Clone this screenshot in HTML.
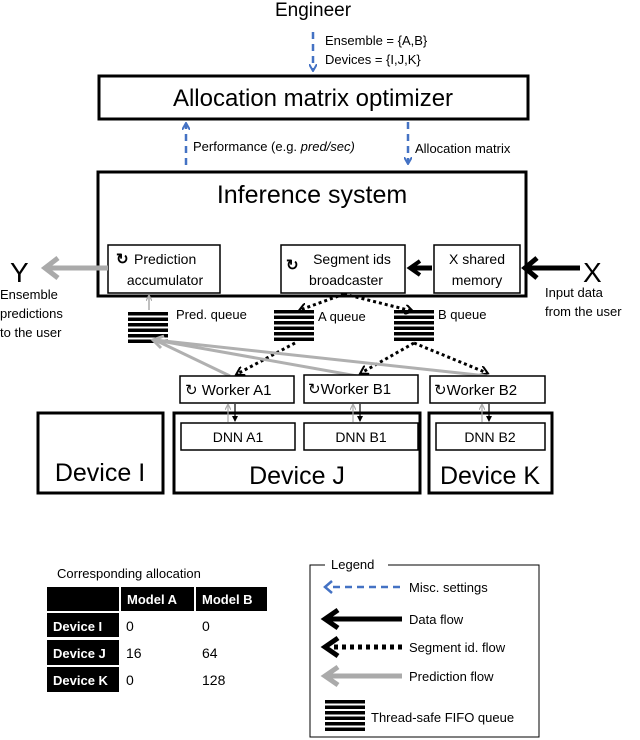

* * *

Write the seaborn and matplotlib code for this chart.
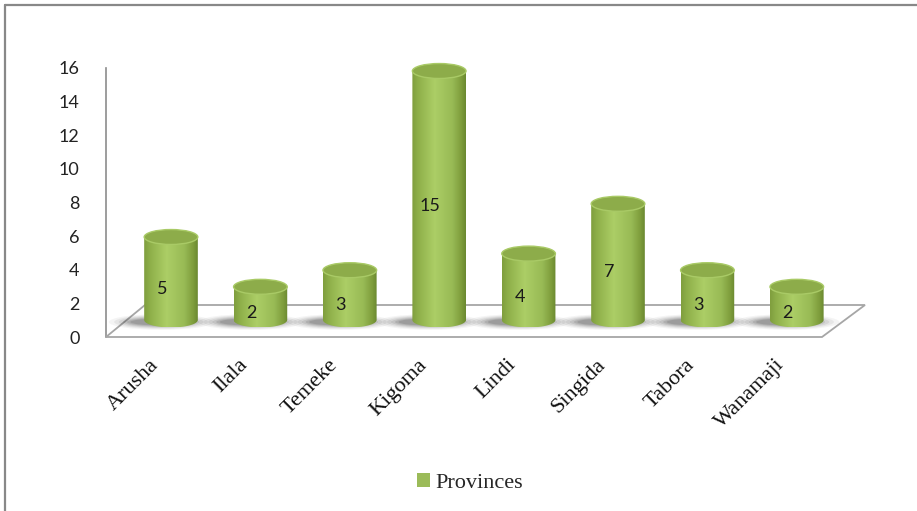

--

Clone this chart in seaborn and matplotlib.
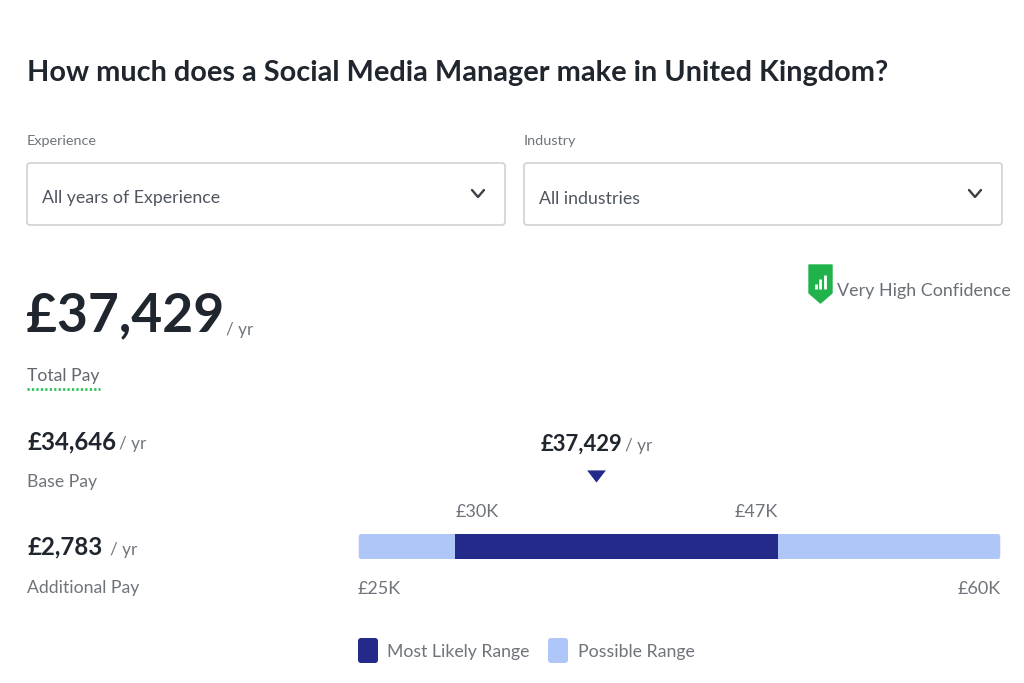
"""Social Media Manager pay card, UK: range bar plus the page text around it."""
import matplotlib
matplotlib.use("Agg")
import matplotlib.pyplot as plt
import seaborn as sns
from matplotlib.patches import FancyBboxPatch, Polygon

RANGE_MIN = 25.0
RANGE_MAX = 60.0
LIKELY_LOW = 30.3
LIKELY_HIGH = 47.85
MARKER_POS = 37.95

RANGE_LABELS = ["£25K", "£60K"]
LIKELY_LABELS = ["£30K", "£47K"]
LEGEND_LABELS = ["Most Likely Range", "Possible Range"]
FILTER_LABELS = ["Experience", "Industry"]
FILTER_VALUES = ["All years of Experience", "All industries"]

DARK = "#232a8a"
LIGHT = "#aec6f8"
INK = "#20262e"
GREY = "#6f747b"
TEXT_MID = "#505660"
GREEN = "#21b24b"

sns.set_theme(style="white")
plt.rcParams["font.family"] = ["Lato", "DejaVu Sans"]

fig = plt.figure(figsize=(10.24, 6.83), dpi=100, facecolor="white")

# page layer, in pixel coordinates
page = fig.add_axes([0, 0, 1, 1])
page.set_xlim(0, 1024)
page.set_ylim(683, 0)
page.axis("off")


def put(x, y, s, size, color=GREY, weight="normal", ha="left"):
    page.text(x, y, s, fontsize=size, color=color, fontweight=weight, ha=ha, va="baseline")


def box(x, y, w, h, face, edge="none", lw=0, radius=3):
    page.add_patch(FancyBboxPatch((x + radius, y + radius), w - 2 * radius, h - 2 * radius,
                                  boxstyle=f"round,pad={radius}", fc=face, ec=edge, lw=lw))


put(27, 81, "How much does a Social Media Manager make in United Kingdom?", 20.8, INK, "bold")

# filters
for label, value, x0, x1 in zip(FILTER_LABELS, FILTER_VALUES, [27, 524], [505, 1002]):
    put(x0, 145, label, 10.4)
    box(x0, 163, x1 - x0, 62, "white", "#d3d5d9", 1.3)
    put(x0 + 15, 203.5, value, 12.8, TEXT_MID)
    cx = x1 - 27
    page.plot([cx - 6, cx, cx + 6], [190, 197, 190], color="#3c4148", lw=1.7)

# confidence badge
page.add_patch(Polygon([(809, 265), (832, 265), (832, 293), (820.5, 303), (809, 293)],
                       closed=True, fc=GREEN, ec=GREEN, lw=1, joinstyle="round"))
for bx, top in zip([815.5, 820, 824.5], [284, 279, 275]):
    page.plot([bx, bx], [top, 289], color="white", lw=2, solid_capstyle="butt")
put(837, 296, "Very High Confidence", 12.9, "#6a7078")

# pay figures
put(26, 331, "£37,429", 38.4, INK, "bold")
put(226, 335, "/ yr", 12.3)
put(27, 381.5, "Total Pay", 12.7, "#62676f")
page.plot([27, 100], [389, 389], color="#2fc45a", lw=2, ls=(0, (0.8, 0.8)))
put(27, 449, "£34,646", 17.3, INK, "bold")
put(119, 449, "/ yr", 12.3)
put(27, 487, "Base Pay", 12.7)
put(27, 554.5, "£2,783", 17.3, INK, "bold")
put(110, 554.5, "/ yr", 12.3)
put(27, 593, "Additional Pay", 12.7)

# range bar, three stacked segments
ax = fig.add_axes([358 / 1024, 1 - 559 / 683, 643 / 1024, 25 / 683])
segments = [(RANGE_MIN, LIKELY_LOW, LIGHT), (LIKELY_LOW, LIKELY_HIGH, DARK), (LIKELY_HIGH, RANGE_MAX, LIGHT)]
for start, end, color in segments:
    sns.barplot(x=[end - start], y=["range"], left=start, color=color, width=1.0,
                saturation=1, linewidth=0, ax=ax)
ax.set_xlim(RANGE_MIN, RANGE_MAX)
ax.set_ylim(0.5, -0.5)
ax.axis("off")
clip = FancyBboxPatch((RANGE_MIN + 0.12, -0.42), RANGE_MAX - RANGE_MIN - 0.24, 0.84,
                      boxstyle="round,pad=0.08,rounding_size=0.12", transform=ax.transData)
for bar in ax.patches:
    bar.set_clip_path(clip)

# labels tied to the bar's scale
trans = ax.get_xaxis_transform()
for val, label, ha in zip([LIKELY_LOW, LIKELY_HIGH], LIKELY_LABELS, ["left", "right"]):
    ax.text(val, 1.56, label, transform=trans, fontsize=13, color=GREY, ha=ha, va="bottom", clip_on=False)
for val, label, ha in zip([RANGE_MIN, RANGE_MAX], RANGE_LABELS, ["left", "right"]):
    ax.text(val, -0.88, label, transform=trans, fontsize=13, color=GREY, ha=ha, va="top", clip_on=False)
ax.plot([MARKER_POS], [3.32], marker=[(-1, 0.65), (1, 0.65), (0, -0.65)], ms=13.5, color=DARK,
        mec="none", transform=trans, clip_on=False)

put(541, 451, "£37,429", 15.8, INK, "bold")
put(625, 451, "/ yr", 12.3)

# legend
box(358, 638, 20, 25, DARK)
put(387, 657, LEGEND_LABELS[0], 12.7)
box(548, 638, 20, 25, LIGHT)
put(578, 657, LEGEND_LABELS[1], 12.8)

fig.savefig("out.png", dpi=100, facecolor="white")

### Do this
From the entries above, collect every line with the string "Clone" in it.

### Response to this exercise
Clone this screenshot in HTML.
Clone this chart in seaborn and matplotlib.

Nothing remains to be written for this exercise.